** Request **
Your copy of the material below should match it exactly, except that it holds no pictures.

** Source excerpt **
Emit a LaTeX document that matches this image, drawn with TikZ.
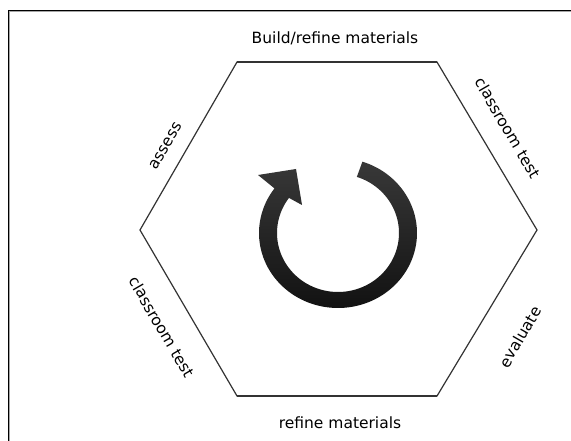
\documentclass[tikz,border=0pt]{standalone}
\usepackage{fontspec}
\setmainfont{DejaVu Sans}
\begin{document}
\begin{tikzpicture}[x=1pt,y=-1pt,
  lbl/.style={font=\fontsize{15.5}{18}\selectfont, inner sep=0pt, text=black},
  hexedge/.style={draw=black!80, line width=1.2pt, line join=miter},
  hexflat/.style={draw=black!80, line width=1.8pt},
  frameline/.style={draw=black, line width=1pt},
  frameshadow/.style={draw=black!35, line width=1pt}]
\useasboundingbox (0,0) rectangle (571,441);
\fill[white] (0,0) rectangle (571,441);
% window frame
\draw[frameshadow] (9.5,441) -- (9.5,11.5) -- (571,11.5);
\draw[frameline] (8.5,441) -- (8.5,10.5) -- (571,10.5);
% hexagon corners
\coordinate (tl) at (237,62);
\coordinate (tr) at (437,62);
\coordinate (rr) at (537,230);
\coordinate (br) at (437,396);
\coordinate (bl) at (237,396);
\coordinate (ll) at (140,230);
\draw[hexedge] (tl) -- (tr) -- (rr) -- (br) -- (bl) -- (ll) -- cycle;
\draw[hexflat] (tl) -- (tr);
\draw[hexflat] (bl) -- (br);
% labels
\node[lbl, anchor=base] (top) at (335,44) {Build/refine materials};
\node[lbl] (bottom) at (340,423) {refine materials};
\node[lbl, rotate=60] (assess) at (166,146) {assess};
\node[lbl, rotate=-60] (ctest1) at (508,128) {classroom test};
\node[lbl, rotate=-60] (ctest2) at (162,327) {classroom test};
\node[lbl, rotate=60] (evaluate) at (520,337) {evaluate};
% circular arrow
\coordinate (barbout) at (258,175);
\coordinate (tip) at (296,169);
\coordinate (barbin) at (302,205);
\shade[top color=black!78, bottom color=black!93]
  plot[domain=-72:216.5, samples=100] ({338+79*cos(\x)},{233+75*sin(\x)})
  -- (barbout) -- (tip) -- (barbin)
  -- plot[domain=216.5:-72, samples=100] ({338+61*cos(\x)},{233+59*sin(\x)})
  -- cycle;
\end{tikzpicture}
\end{document}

** Expected output **
Emit a LaTeX document that matches this image, drawn with TikZ.
\documentclass[tikz,border=0pt]{standalone}
\usepackage{fontspec}
\setmainfont{DejaVu Sans}
\begin{document}
\begin{tikzpicture}[x=1pt,y=-1pt,
  lbl/.style={font=\fontsize{15.5}{18}\selectfont, inner sep=0pt, text=black},
  hexedge/.style={draw=black!80, line width=1.2pt, line join=miter},
  hexflat/.style={draw=black!80, line width=1.8pt},
  frameline/.style={draw=black, line width=1pt},
  frameshadow/.style={draw=black!35, line width=1pt}]
\useasboundingbox (0,0) rectangle (571,441);
\fill[white] (0,0) rectangle (571,441);
% window frame
\draw[frameshadow] (9.5,441) -- (9.5,11.5) -- (571,11.5);
\draw[frameline] (8.5,441) -- (8.5,10.5) -- (571,10.5);
% hexagon corners
\coordinate (tl) at (237,62);
\coordinate (tr) at (437,62);
\coordinate (rr) at (537,230);
\coordinate (br) at (437,396);
\coordinate (bl) at (237,396);
\coordinate (ll) at (140,230);
\draw[hexedge] (tl) -- (tr) -- (rr) -- (br) -- (bl) -- (ll) -- cycle;
\draw[hexflat] (tl) -- (tr);
\draw[hexflat] (bl) -- (br);
% labels
\node[lbl, anchor=base] (top) at (335,44) {Build/refine materials};
\node[lbl] (bottom) at (340,423) {refine materials};
\node[lbl, rotate=60] (assess) at (166,146) {assess};
\node[lbl, rotate=-60] (ctest1) at (508,128) {classroom test};
\node[lbl, rotate=-60] (ctest2) at (162,327) {classroom test};
\node[lbl, rotate=60] (evaluate) at (520,337) {evaluate};
% circular arrow
\coordinate (barbout) at (258,175);
\coordinate (tip) at (296,169);
\coordinate (barbin) at (302,205);
\shade[top color=black!78, bottom color=black!93]
  plot[domain=-72:216.5, samples=100] ({338+79*cos(\x)},{233+75*sin(\x)})
  -- (barbout) -- (tip) -- (barbin)
  -- plot[domain=216.5:-72, samples=100] ({338+61*cos(\x)},{233+59*sin(\x)})
  -- cycle;
\end{tikzpicture}
\end{document}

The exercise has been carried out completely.